HOMers’ standard 24 sq m modular dwelling is easily transportable – the homes have been put to good use in Ukraine (Credit: HOMers)
4. HOMers standard design
The 24 sq m home by HOMers’ (originally Terra Monada) – and nearly all its furniture – can fit on to one lorry. The panels that make up the home’s three modules can be put together with no special tools or skills in a few hours. So far, 50 have gone up in Ukraine, with 25 more currently under construction.
The diagonal design by Ukrainian company HOMers will include an updated system for the foundations (Credit: HOMers/ computer generated image)
5. HOMers diagonal design
The new diagonal design by Ukrainian company HOMers will have more covered terraces than its standard model, and an updated system for the foundations. Instead of needing to dig square holes, fill them with gravel and cover them with concrete, this version just needs geo screws – big screws which go into the ground, and can be screwed down by one person.
The Bridge Housing Community in San Jose, California consists of 40 dwellings and communal areas (Credit: Habitat for Humanity East Bay/ Silicone Valley)
6. Bridge Housing Community, San Jose, California
Around 6,000 people in the Silicon Valley city of San Jose are homeless. Bridge Housing Community comprises 40 dwellings built by thousands of volunteers through the non-profit organisation Habitat for Humanity. Each home has double glazing, heating and cooling equipment, smoke and carbon monoxide detectors, lighting, shelving, a bed, desk and locking door. The common space features community gathering areas, garden planters, a dog run, on-site security and parking, as well as a kitchen, laundry facility, washrooms, showers, and meeting and computing spaces.

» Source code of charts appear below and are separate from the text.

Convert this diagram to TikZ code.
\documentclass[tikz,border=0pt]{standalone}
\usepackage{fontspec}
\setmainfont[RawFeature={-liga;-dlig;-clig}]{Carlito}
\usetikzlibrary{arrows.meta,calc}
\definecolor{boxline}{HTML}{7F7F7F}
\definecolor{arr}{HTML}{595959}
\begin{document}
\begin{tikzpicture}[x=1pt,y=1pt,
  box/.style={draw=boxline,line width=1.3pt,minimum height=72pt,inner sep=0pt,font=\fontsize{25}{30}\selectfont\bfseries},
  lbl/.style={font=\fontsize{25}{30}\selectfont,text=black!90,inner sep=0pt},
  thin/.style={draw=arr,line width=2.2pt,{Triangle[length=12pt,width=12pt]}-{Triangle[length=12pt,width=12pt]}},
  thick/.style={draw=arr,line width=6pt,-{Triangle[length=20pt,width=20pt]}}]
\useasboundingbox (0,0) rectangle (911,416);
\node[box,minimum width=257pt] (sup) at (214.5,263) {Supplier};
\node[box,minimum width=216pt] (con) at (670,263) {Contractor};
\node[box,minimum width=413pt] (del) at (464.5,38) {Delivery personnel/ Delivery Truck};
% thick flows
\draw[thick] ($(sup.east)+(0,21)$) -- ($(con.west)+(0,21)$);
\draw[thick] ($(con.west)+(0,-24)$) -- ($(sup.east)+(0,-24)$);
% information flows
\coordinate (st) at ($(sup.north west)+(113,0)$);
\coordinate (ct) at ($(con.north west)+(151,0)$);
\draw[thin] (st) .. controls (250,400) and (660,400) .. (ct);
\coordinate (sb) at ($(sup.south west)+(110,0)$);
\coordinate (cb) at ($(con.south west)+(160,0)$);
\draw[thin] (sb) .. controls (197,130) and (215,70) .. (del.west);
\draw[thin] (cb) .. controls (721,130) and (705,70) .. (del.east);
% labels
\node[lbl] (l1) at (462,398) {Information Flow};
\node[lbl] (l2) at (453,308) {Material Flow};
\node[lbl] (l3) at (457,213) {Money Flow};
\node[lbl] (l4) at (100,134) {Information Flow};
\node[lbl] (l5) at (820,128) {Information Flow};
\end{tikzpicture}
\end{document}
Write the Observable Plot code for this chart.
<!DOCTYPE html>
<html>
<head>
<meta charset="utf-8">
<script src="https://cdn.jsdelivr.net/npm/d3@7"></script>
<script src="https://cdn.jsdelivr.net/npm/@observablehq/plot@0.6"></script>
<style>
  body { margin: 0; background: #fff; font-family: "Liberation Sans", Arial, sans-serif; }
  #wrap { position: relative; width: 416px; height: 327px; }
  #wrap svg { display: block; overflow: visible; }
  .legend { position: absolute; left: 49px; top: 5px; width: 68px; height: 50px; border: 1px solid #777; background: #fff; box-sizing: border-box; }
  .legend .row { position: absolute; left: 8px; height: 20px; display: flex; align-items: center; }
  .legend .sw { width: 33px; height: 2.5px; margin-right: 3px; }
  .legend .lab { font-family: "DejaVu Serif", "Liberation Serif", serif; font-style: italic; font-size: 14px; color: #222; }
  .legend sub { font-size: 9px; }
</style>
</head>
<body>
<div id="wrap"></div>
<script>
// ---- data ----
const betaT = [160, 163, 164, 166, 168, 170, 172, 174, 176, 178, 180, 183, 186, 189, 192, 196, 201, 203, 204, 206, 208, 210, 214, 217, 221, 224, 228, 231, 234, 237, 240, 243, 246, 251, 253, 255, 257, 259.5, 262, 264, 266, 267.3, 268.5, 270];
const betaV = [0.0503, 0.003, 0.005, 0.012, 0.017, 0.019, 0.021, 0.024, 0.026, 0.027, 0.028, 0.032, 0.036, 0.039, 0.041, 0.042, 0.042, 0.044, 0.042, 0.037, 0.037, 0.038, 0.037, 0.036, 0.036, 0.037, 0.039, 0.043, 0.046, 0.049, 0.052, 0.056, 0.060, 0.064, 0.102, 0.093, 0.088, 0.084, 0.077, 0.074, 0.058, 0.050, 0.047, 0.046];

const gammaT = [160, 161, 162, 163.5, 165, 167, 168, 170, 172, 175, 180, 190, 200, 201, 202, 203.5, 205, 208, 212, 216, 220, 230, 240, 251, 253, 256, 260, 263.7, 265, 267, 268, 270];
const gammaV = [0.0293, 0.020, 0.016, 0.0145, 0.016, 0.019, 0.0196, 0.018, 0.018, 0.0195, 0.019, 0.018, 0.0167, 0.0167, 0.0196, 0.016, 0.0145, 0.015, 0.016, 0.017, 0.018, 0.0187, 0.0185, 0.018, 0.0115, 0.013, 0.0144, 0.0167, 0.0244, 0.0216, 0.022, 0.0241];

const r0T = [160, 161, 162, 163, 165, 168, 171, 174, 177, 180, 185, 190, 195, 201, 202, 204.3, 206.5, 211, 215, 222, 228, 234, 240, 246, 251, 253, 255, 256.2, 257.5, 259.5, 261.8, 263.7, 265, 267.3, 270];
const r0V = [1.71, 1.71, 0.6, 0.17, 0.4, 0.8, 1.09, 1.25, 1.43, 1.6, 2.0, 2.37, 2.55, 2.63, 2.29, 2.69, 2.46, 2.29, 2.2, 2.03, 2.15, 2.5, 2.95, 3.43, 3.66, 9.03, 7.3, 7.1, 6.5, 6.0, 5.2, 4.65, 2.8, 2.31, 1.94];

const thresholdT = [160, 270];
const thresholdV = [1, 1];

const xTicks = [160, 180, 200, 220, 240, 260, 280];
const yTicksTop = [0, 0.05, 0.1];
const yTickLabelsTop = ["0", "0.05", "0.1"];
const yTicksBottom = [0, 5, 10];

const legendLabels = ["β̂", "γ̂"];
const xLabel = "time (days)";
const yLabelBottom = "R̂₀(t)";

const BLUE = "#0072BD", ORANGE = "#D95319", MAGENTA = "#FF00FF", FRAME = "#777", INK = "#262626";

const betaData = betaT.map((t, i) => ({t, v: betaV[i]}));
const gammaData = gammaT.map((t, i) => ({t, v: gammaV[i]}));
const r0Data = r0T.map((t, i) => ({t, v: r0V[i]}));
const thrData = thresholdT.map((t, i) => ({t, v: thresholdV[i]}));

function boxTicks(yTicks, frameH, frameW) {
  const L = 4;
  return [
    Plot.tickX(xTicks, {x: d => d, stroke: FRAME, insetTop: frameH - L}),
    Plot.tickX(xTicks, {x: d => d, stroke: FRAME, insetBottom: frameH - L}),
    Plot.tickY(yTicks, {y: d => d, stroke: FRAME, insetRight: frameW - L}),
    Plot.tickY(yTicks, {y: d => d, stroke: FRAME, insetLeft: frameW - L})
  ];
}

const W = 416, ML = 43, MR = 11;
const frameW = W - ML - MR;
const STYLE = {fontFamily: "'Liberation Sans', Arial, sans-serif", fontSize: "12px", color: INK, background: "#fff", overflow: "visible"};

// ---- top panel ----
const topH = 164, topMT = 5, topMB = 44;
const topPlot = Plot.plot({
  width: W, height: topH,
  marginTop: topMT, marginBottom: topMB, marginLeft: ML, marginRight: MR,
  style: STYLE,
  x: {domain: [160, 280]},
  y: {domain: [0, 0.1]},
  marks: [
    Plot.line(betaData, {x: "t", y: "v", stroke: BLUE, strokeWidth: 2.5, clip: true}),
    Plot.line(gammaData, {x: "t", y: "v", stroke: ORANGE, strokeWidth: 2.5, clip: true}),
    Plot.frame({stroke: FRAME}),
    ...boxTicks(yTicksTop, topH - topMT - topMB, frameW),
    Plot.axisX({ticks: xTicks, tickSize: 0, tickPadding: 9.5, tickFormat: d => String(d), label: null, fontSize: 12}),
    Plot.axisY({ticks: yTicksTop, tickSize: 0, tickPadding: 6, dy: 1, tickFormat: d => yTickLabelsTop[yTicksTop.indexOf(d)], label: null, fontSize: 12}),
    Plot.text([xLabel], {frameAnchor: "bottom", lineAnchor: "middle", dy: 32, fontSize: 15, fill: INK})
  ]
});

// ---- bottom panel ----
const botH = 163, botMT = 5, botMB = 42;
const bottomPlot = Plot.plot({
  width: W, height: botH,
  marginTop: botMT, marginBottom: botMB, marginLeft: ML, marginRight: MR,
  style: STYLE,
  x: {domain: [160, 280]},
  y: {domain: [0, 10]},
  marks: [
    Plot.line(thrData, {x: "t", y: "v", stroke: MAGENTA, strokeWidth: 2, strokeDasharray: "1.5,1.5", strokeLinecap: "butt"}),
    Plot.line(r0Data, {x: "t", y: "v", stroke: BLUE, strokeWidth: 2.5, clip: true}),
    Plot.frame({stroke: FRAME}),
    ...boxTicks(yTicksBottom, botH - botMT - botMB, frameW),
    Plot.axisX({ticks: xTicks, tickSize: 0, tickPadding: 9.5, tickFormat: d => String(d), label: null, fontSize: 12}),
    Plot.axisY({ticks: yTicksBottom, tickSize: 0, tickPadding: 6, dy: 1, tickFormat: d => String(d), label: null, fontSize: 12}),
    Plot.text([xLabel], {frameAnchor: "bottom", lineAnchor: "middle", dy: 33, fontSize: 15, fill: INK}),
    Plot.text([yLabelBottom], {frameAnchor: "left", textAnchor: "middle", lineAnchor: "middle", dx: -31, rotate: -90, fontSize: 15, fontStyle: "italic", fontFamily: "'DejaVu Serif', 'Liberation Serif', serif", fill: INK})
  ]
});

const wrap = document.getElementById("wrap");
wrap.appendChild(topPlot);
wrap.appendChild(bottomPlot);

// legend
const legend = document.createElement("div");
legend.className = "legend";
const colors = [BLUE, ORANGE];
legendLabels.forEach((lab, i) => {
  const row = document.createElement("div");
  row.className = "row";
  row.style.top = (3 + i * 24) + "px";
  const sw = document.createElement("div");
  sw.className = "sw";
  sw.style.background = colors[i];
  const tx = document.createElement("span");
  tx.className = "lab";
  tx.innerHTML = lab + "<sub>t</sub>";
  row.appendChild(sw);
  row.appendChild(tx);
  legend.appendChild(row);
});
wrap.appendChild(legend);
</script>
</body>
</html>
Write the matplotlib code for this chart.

Six simple, single-storey, pitched-roofed homes have been built by Habitat for Humanity in Chico, California (Credit: Habitat for Humanity)
7. Chico, California
In 2018, Camp Fire, California’s deadliest ever wildfire destroyed 90 per cent of the town of Paradise, including 14,000 homes. Many of the 50,000 Paradise residents who were displaced by the fire were underinsured or uninsured, and were renters. And many were already living in very small spaces such as converted garages. These six new homes have been built by Habitat for Humanity in the city of Chico, about 15 miles from Paradise. Simple, single-storey and pitched-roofed, they range from 63 sq m one-bedroom to 108 sq m, three-bedroom homes. Once concrete foundations were in place, volunteers stepped in to get the rest of the homes built. And all the new homeowners were involved in the construction of their own dwelling.